Fri Jan 7 02:38:21 CET 2005

peter green wrote:
> 
> ok i see a MAJOR problem with the semantics of those functions.
> 
> they assume that one widechar is equivilent to one ansichar (that is the
> source count of widechars will equal the destination count of ansichars or
> the source count of widechars will equal the destination count of
> ansichars).
> 
> this is simply not the case for many encodings. (utf-8 sjis euc to name just
> a few)

I came across such problems in another project (CrossPoint). IMO the
best solution is a separation into true fixed-char strings (1, 2, 4?
byte/char), and a true string class for more general encodings.
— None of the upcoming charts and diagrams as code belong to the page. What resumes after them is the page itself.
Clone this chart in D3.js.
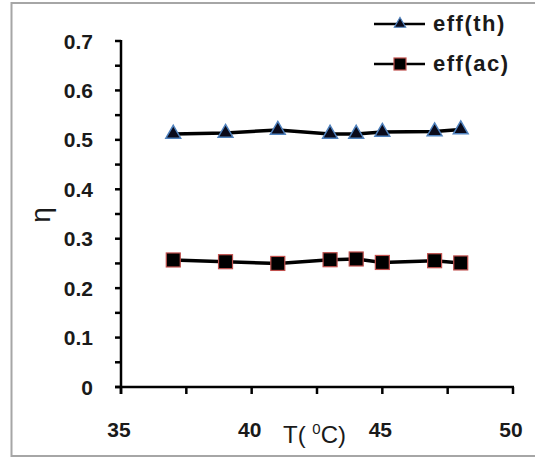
<!DOCTYPE html>
<html>
<head>
<meta charset="utf-8">
<script src="https://cdn.jsdelivr.net/npm/d3@7"></script>
<style>
  body { margin: 0; background: #fff; }
  svg text { font-family: "Liberation Sans", Arial, sans-serif; font-weight: bold; fill: #1a1a1a; }
</style>
</head>
<body>
<svg id="chart" width="535" height="459"></svg>
<script>
// data
let temps = [37, 39, 41, 43, 44, 45, 47, 48];
let effTh = [0.512, 0.514, 0.520, 0.512, 0.512, 0.516, 0.517, 0.521];
let effAc = [0.257, 0.2535, 0.250, 0.2575, 0.259, 0.252, 0.2555, 0.251];
let xTicks = [35, 40, 45, 50];
let yTicks = [0, 0.1, 0.2, 0.3, 0.4, 0.5, 0.6, 0.7];
let seriesNames = ['eff(th)', 'eff(ac)'];

let svg = d3.select('#chart');

// outer frame
svg.append('rect')
    .attr('x', 11.5).attr('y', 3)
    .attr('width', 540).attr('height', 453)
    .attr('fill', 'none')
    .attr('stroke', '#a6a6a6')
    .attr('stroke-width', 2);

let x = d3.scaleLinear().domain([35, 50]).range([121, 513]);
let y = d3.scaleLinear().domain([0, 0.7]).range([387, 41]);

// y axis + ticks every 0.05
let yMinor = d3.range(0, 0.7001, 0.05);
svg.append('g').selectAll('line')
    .data(yMinor).enter().append('line')
    .attr('x1', x(35) - 6).attr('x2', x(35))
    .attr('y1', d => y(d)).attr('y2', d => y(d))
    .attr('stroke', '#000').attr('stroke-width', 2.5);
svg.append('line')
    .attr('x1', x(35)).attr('x2', x(35))
    .attr('y1', y(0.7) - 1).attr('y2', y(0) + 7)
    .attr('stroke', '#000').attr('stroke-width', 2.5);

// x axis + ticks every 2.5
let xMinor = d3.range(35, 50.001, 2.5);
svg.append('g').selectAll('line')
    .data(xMinor).enter().append('line')
    .attr('x1', d => x(d)).attr('x2', d => x(d))
    .attr('y1', y(0)).attr('y2', y(0) + 7)
    .attr('stroke', '#000').attr('stroke-width', 2.5);
svg.append('line')
    .attr('x1', x(35) - 6).attr('x2', x(50) + 1)
    .attr('y1', y(0)).attr('y2', y(0))
    .attr('stroke', '#000').attr('stroke-width', 2.5);

// tick labels
svg.append('g').selectAll('text')
    .data(yTicks).enter().append('text')
    .attr('x', 93).attr('y', d => y(d) + 7.5)
    .attr('text-anchor', 'end')
    .style('font-size', '21px')
    .text(d => d === 0 ? '0' : d.toFixed(1));

svg.append('g').selectAll('text')
    .data(xTicks).enter().append('text')
    .attr('x', d => x(d) - 2).attr('y', 437)
    .attr('text-anchor', 'middle')
    .style('font-size', '21px')
    .text(d => d);

// axis titles
let xt = svg.append('text')
    .attr('x', 283).attr('y', 443)
    .style('font-size', '24px').style('font-weight', 'normal');
xt.append('tspan').text('T( ');
xt.append('tspan').attr('dy', -9).style('font-size', '15px').text('0');
xt.append('tspan').attr('dy', 9).text('C)');

svg.append('text')
    .attr('transform', 'translate(50,215) rotate(-90)')
    .attr('text-anchor', 'middle')
    .style('font-size', '28px').style('font-weight', 'normal')
    .text('η');

// series
let line = d3.line().x(d => x(d[0])).y(d => y(d[1]));
let thData = temps.map((t, i) => [t, effTh[i]]);
let acData = temps.map((t, i) => [t, effAc[i]]);

svg.append('path').datum(thData).attr('d', line)
    .attr('fill', 'none').attr('stroke', '#000').attr('stroke-width', 3.5);
svg.append('path').datum(acData).attr('d', line)
    .attr('fill', 'none').attr('stroke', '#000').attr('stroke-width', 3.5);

let tri = d3.symbol().type(d3.symbolTriangle).size(95);
svg.append('g').selectAll('path')
    .data(thData).enter().append('path')
    .attr('d', tri)
    .attr('transform', d => `translate(${x(d[0])},${y(d[1])})`)
    .attr('fill', '#0a0a1a').attr('stroke', '#4f81bd').attr('stroke-width', 1.5);

svg.append('g').selectAll('rect')
    .data(acData).enter().append('rect')
    .attr('x', d => x(d[0]) - 7).attr('y', d => y(d[1]) - 7)
    .attr('width', 14).attr('height', 14)
    .attr('fill', '#000').attr('stroke', '#c0504d').attr('stroke-width', 1.2);

// legend
let legendY = [24, 64];
seriesNames.forEach((name, i) => {
    let ly = legendY[i];
    svg.append('line')
        .attr('x1', 374).attr('x2', 425).attr('y1', ly).attr('y2', ly)
        .attr('stroke', '#000').attr('stroke-width', 2.5);
    if (i === 0) {
        svg.append('path').attr('d', d3.symbol().type(d3.symbolTriangle).size(55))
            .attr('transform', `translate(400,${ly})`)
            .attr('fill', '#0a0a1a').attr('stroke', '#4f81bd').attr('stroke-width', 1.2);
    } else {
        svg.append('rect')
            .attr('x', 394).attr('y', ly - 6).attr('width', 12).attr('height', 12)
            .attr('fill', '#000').attr('stroke', '#c0504d').attr('stroke-width', 1.2);
    }
    svg.append('text')
        .attr('x', 433).attr('y', ly + 7)
        .style('font-size', '22px').style('letter-spacing', '1.5px')
        .text(name);
});
</script>
</body>
</html>
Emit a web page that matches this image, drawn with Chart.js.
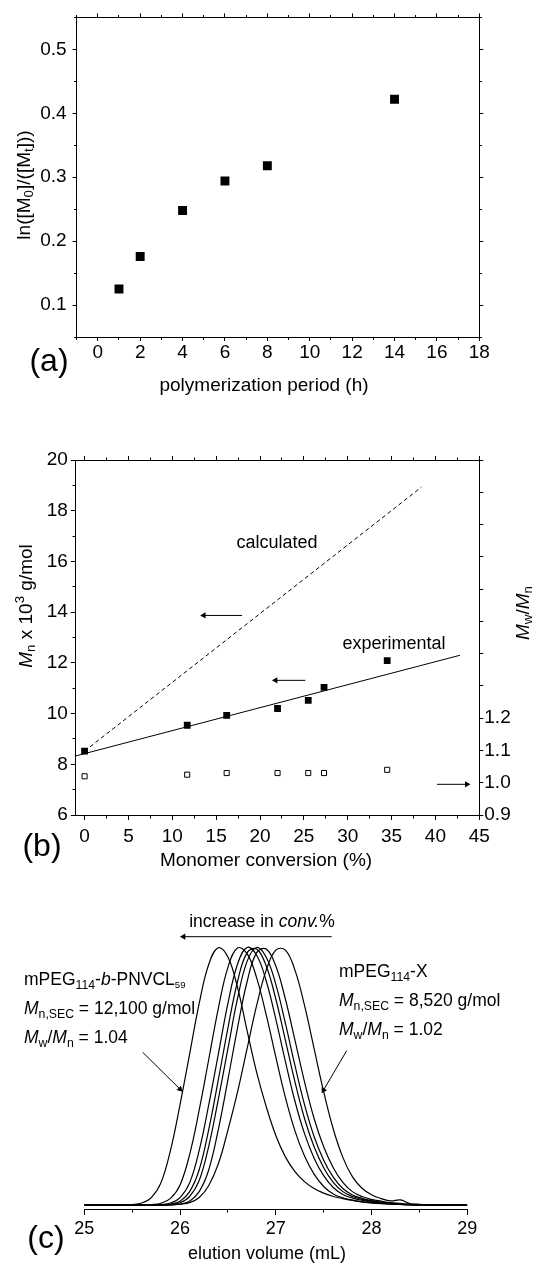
<!DOCTYPE html>
<html><head><meta charset="utf-8">
<script src="https://cdn.jsdelivr.net/npm/chart.js"></script>
<style>
html,body{margin:0;padding:0;background:#fff;}
#wrap{position:relative;width:548px;height:1269px;overflow:hidden;font-family:"Liberation Sans",Arial,sans-serif;color:#000;}
canvas{position:absolute;left:0;}
.t{position:absolute;white-space:nowrap;line-height:1;transform:translate(-50%,-50%);}
.tl{position:absolute;white-space:nowrap;line-height:1;transform:translateY(-50%);}
.rot{transform:translate(-50%,-50%) rotate(-90deg);}
sub,sup{font-size:0.7em;line-height:0;}
sub{vertical-align:-0.3em;}
sup{vertical-align:0.6em;}
sub.s{font-size:0.55em;}
.ax{font-size:19px;}
.bn{font-size:18px;}
.an{font-size:17.5px;}
.pl{font-size:32px;}
</style></head>
<body><div id="wrap">
<canvas id="ca" width="548" height="400" style="top:0px"></canvas>
<canvas id="cb" width="548" height="480" style="top:400px"></canvas>
<canvas id="cc" width="548" height="389" style="top:880px"></canvas>

<div class="t rot ax" style="left:22.5px;top:185px">ln([M<sub>0</sub>]/([M<sub>t</sub>]))</div>
<div class="t ax" style="left:264px;top:384px">polymerization period (h)</div>
<div class="t pl" style="left:49px;top:360px">(a)</div>

<div class="t rot ax" style="left:25px;top:606px"><i>M</i><sub>n</sub> x 10<sup>3</sup> g/mol</div>
<div class="t rot ax" style="left:522px;top:613px"><i>M</i><sub>w</sub>/<i>M</i><sub>n</sub></div>
<div class="t bn" style="left:277px;top:542px">calculated</div>
<div class="t bn" style="left:394px;top:643px">experimental</div>
<div class="t ax" style="left:266px;top:859px">Monomer conversion (%)</div>
<div class="t pl" style="left:42px;top:845px">(b)</div>

<div class="t an" style="left:262px;top:922px">increase in <i>conv.</i>%</div>
<div class="tl an" style="left:24px;top:980px">mPEG<sub>114</sub>-<i>b</i>-PNVCL<sub class="s">59</sub></div>
<div class="tl an" style="left:24px;top:1009px"><i>M</i><sub>n,SEC</sub> = 12,100 g/mol</div>
<div class="tl an" style="left:24px;top:1038px"><i>M</i><sub>w</sub>/<i>M</i><sub>n</sub> = 1.04</div>
<div class="tl an" style="left:339px;top:972px">mPEG<sub>114</sub>-X</div>
<div class="tl an" style="left:339px;top:1001px"><i>M</i><sub>n,SEC</sub> = 8,520 g/mol</div>
<div class="tl an" style="left:339px;top:1030px"><i>M</i><sub>w</sub>/<i>M</i><sub>n</sub> = 1.02</div>
<div class="t bn" style="left:267px;top:1253px">elution volume (mL)</div>
<div class="t pl" style="left:46px;top:1237px">(c)</div>
</div>
<script>
// ---------- Panel (a) data ----------
const timeH   = [1, 2, 4, 6, 8, 14];
const lnM0Mt  = [0.125, 0.176, 0.248, 0.294, 0.318, 0.422];
const aXTicks = [0, 2, 4, 6, 8, 10, 12, 14, 16, 18];
const aYTicks = [0.1, 0.2, 0.3, 0.4, 0.5];

// ---------- Panel (b) data ----------
const conversion = [0, 11.7, 16.2, 22.0, 25.5, 27.3, 34.5];
const mnExp      = [8.52, 9.54, 9.93, 10.2, 10.52, 11.03, 12.09];
const pdiExp     = [1.02, 1.025, 1.03, 1.03, 1.03, 1.03, 1.04];
const fitLineX   = [-1, 42.8];
const fitLineY   = [8.33, 12.3];
const calcLineX  = [0, 38.4];
const calcLineY  = [8.52, 18.93];
const bXTicks    = [0, 5, 10, 15, 20, 25, 30, 35, 40, 45];
const bYTicks    = [6, 8, 10, 12, 14, 16, 18, 20];
const bY2Ticks   = [0.9, 1.0, 1.1, 1.2, 1.3, 1.4, 1.5, 1.6, 1.7, 1.8, 1.9, 2.0];
const bY2Labels  = [0.9, 1.0, 1.1, 1.2];

// ---------- Panel (c) data ----------
const elutionVol = [25.0,25.1,25.2,25.3,25.4,25.5,25.6,25.7,25.8,25.9,26.0,26.1,26.2,26.3,26.4,26.5,26.6,26.7,26.8,26.9,27.0,27.1,27.2,27.3,27.4,27.5,27.6,27.7,27.8,27.9,28.0,28.1,28.2,28.3,28.4,28.5,28.6,28.7,28.8,28.9,29.0];
const secConv34 = [0,0,0,0,0,0.002,0.008,0.029,0.086,0.212,0.39,0.586,0.783,0.935,0.999,0.963,0.845,0.677,0.515,0.382,0.27,0.187,0.13,0.091,0.064,0.046,0.033,0.025,0.018,0.012,0.008,0.006,0.004,0.002,0,0,0,0,0,0,0];
const secConv27 = [0,0,0,0,0,0,0,0.002,0.007,0.026,0.078,0.196,0.369,0.566,0.764,0.923,0.998,0.976,0.882,0.738,0.575,0.418,0.288,0.19,0.12,0.072,0.043,0.028,0.019,0.012,0.008,0.005,0.003,0.002,0.001,0,0,0,0,0,0];
const secConv25 = [0,0,0,0,0,0,0,0,0.002,0.008,0.029,0.086,0.212,0.39,0.586,0.783,0.935,1.0,0.97,0.87,0.722,0.558,0.403,0.277,0.182,0.114,0.068,0.041,0.027,0.018,0.012,0.007,0.004,0.002,0.001,0,0,0,0,0,0];
const secConv22 = [0,0,0,0,0,0,0,0,0,0.004,0.015,0.052,0.137,0.294,0.487,0.687,0.867,0.98,0.994,0.928,0.80,0.64,0.478,0.336,0.226,0.145,0.088,0.052,0.033,0.022,0.015,0.009,0.006,0.003,0.002,0.001,0,0,0,0,0];
const secConv16 = [0,0,0,0,0,0,0,0,0,0.002,0.009,0.033,0.095,0.229,0.411,0.607,0.801,0.946,1.0,0.962,0.857,0.706,0.542,0.39,0.266,0.174,0.108,0.064,0.039,0.026,0.017,0.011,0.007,0.004,0.002,0.001,0,0,0,0,0];
const secConv12 = [0,0,0,0,0,0,0,0,0,0,0.004,0.015,0.052,0.137,0.294,0.487,0.687,0.867,0.98,0.994,0.928,0.80,0.64,0.478,0.336,0.226,0.145,0.088,0.052,0.033,0.022,0.015,0.009,0.006,0.003,0.002,0.001,0,0,0,0];
const secConv0  = [0,0,0,0,0,0,0,0,0,0,0.003,0.009,0.029,0.076,0.16,0.291,0.438,0.607,0.775,0.912,0.99,0.99,0.912,0.775,0.607,0.44,0.295,0.185,0.11,0.065,0.04,0.025,0.016,0.02,0.006,0.003,0.001,0,0,0,0];
const cXTicks = [25, 26, 27, 28, 29];

// ---------- annotation arrows (data coordinates) ----------
const bArrows = [
  {from: [17.95, 13.87], to: [13.59, 13.87], rot: -90},
  {from: [25.17, 11.31], to: [21.77, 11.31], rot: -90},
  {from: [40.18, 7.21], to: [43.58, 7.21], rot: 90}
];
const cArrows = [
  {from: [27.584, 1.042], to: [26.036, 1.042], rot: -90},
  {from: [25.61, 0.593], to: [26.0, 0.45], rot: 135},
  {from: [27.74, 0.599], to: [27.498, 0.446], rot: -150}
];

// ---------- helpers ----------
const FONT = '"Liberation Sans", Arial, sans-serif';
Chart.defaults.font.family = FONT;
Chart.defaults.color = '#000';

function axis(o) {
  return {
    type: 'linear', position: o.pos, min: o.min, max: o.max,
    grid: {drawOnChartArea: false, drawTicks: true, tickLength: o.tl, tickColor: '#000', tickWidth: 1},
    border: {display: true, color: '#000', width: 1},
    ticks: {
      display: !!o.labels, color: '#000', font: {size: o.fs || 19, family: FONT},
      padding: o.pad || 0, autoSkip: false, maxRotation: 0, minRotation: 0,
      callback: (v) => (o.labels && o.labels.includes(v)) ? o.fmt(v) : ''
    },
    afterBuildTicks: (s) => { s.ticks = o.ticks.map(v => ({value: v})); },
    afterFit: (s) => { if (o.size != null) { if (s.isHorizontal()) s.height = o.size; else s.width = o.size; } }
  };
}
function minorTicks(steps, len) {
  return {
    id: 'minorTicks',
    afterDraw(chart) {
      const ctx = chart.ctx;
      const al = p => Math.round(p - 0.5) + 0.5;
      ctx.save();
      ctx.strokeStyle = '#000'; ctx.lineWidth = 1;
      for (const id in steps) {
        const s = chart.scales[id]; if (!s) continue;
        const st = steps[id];
        const n0 = Math.ceil(s.min / st - 1e-9), n1 = Math.floor(s.max / st + 1e-9);
        for (let n = n0; n <= n1; n++) {
          const p = al(s.getPixelForValue(n * st));
          ctx.beginPath();
          if (s.isHorizontal()) {
            const y = s.position === 'top' ? al(s.bottom) : al(s.top);
            const d = s.position === 'top' ? -len : len;
            ctx.moveTo(p, y); ctx.lineTo(p, y + d);
          } else {
            const x = s.position === 'left' ? al(s.right) : al(s.left);
            const d = s.position === 'left' ? -len : len;
            ctx.moveTo(x, p); ctx.lineTo(x + d, p);
          }
          ctx.stroke();
        }
      }
      ctx.restore();
    }
  };
}
function arrowDs(a, yAxisID) {
  return {
    data: [{x: a.from[0], y: a.from[1]}, {x: a.to[0], y: a.to[1]}],
    borderColor: '#000', borderWidth: 1, backgroundColor: '#000',
    pointRadius: [0, 3.6], pointStyle: 'triangle', pointRotation: [0, a.rot],
    pointBackgroundColor: '#000', pointBorderWidth: 0, tension: 0, fill: false, yAxisID
  };
}
const baseOpts = {
  responsive: false, animation: false, devicePixelRatio: 1,
  plugins: {legend: {display: false}, tooltip: {enabled: false}},
  events: []
};
const xy = (xs, ys) => xs.map((x, i) => ({x, y: ys[i]}));

// ---------- Chart (a) ----------
new Chart(document.getElementById('ca'), {
  type: 'line',
  data: {datasets: [{
    data: xy(timeH, lnM0Mt), showLine: false, pointStyle: 'rect', pointRadius: 6.3,
    pointBackgroundColor: '#000', pointBorderWidth: 0, borderColor: '#000'
  }]},
  options: Object.assign({}, baseOpts, {
    layout: {padding: 0},
    scales: {
      x:  axis({pos: 'bottom', min: -1, max: 18, ticks: aXTicks, labels: aXTicks, fmt: String, tl: 4, pad: 0, size: 63}),
      x2: axis({pos: 'top', min: -1, max: 18, ticks: aXTicks, tl: 4, size: 13}),
      y:  axis({pos: 'left', min: 0.05, max: 0.55, ticks: aYTicks, labels: aYTicks, fmt: v => v.toFixed(1), tl: 4, pad: 6, size: 76.6}),
      y2: axis({pos: 'right', min: 0.05, max: 0.55, ticks: aYTicks, tl: 4, size: 68.7})
    }
  }),
  plugins: [minorTicks({x: 1, x2: 1, y: 0.05, y2: 0.05}, 2.5)]
});

// ---------- Chart (b) ----------
new Chart(document.getElementById('cb'), {
  type: 'line',
  data: {datasets: [
    {data: xy(calcLineX, calcLineY), borderColor: '#000', borderWidth: 1, borderDash: [4, 3], pointRadius: 0, tension: 0, yAxisID: 'y'},
    {data: xy(fitLineX, fitLineY), borderColor: '#000', borderWidth: 1, pointRadius: 0, tension: 0, yAxisID: 'y'},
    {data: xy(conversion, mnExp), showLine: false, pointStyle: 'rect', pointRadius: 4.8,
     pointBackgroundColor: '#000', pointBorderWidth: 0, borderColor: '#000', yAxisID: 'y'},
    {data: xy(conversion, pdiExp), showLine: false, pointStyle: 'rect', pointRadius: 3.6,
     pointBackgroundColor: '#fff', pointBorderColor: '#000', pointBorderWidth: 1, borderColor: '#000', yAxisID: 'y2'},
    ...bArrows.map(a => arrowDs(a, 'y'))
  ]},
  options: Object.assign({}, baseOpts, {
    layout: {padding: 0},
    scales: {
      x:  axis({pos: 'bottom', min: -1, max: 45, ticks: bXTicks, labels: bXTicks, fmt: String, tl: 5, pad: 5, size: 65}),
      x2: axis({pos: 'top', min: -1, max: 45, ticks: bXTicks, tl: 4, size: 60}),
      y:  axis({pos: 'left', min: 6, max: 20, ticks: bYTicks, labels: bYTicks, fmt: String, tl: 5, pad: 3, size: 75.8}),
      y2: axis({pos: 'right', min: 0.9, max: 2.0, ticks: bY2Ticks, labels: bY2Labels, fmt: v => v.toFixed(1), tl: 4, pad: 1, size: 68.7})
    }
  }),
  plugins: [minorTicks({x: 2.5, x2: 2.5, y: 1}, 3)]
});

// ---------- Chart (c) ----------
const secSeries = [secConv34, secConv27, secConv25, secConv22, secConv16, secConv12, secConv0];
new Chart(document.getElementById('cc'), {
  type: 'line',
  data: {datasets: [
    ...secSeries.map(s => ({data: xy(elutionVol, s), borderColor: '#000', borderWidth: 1.2, pointRadius: 0, tension: 0.4, fill: false, yAxisID: 'y'})),
    ...cArrows.map(a => arrowDs(a, 'y'))
  ]},
  options: Object.assign({}, baseOpts, {
    layout: {padding: {left: 84.3, right: 80.7, top: 25, bottom: 0}},
    scales: {
      x: axis({pos: 'bottom', min: 25, max: 29, ticks: cXTicks, labels: cXTicks, fmt: String, tl: 6, pad: 3, size: 60, fs: 18}),
      y: {type: 'linear', display: false, min: -0.0155, max: 1.165}
    }
  }),
  plugins: [minorTicks({x: 0.5}, 3)]
});
</script>
</body></html>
The
string class(es) then also can include proper support for code pages,
MBCS, 7-bit codes, MIME etc.

The only universal international representation for strings is Unicode
(currently 32 bit), that doesn't require any conversions. UTF and other
encodings can save memory, but only at the cost of runtime overhead,
that's why I'd wrap these into classes.

Delphi uses AnsiString for both single and multi byte character strings,
and I'm not sure whether WideChar (as used by Windows) is Unicode-16 or
UTF-16. In international applications (mail!) the handling of such
strings can become a mess, when the assumptions about the encoding of
some string (code page...) don't hold. When consequently records are
used to hold strings together with an indication of the actual encoding,
then a dedicated standard string class would be a better solution.

DoDi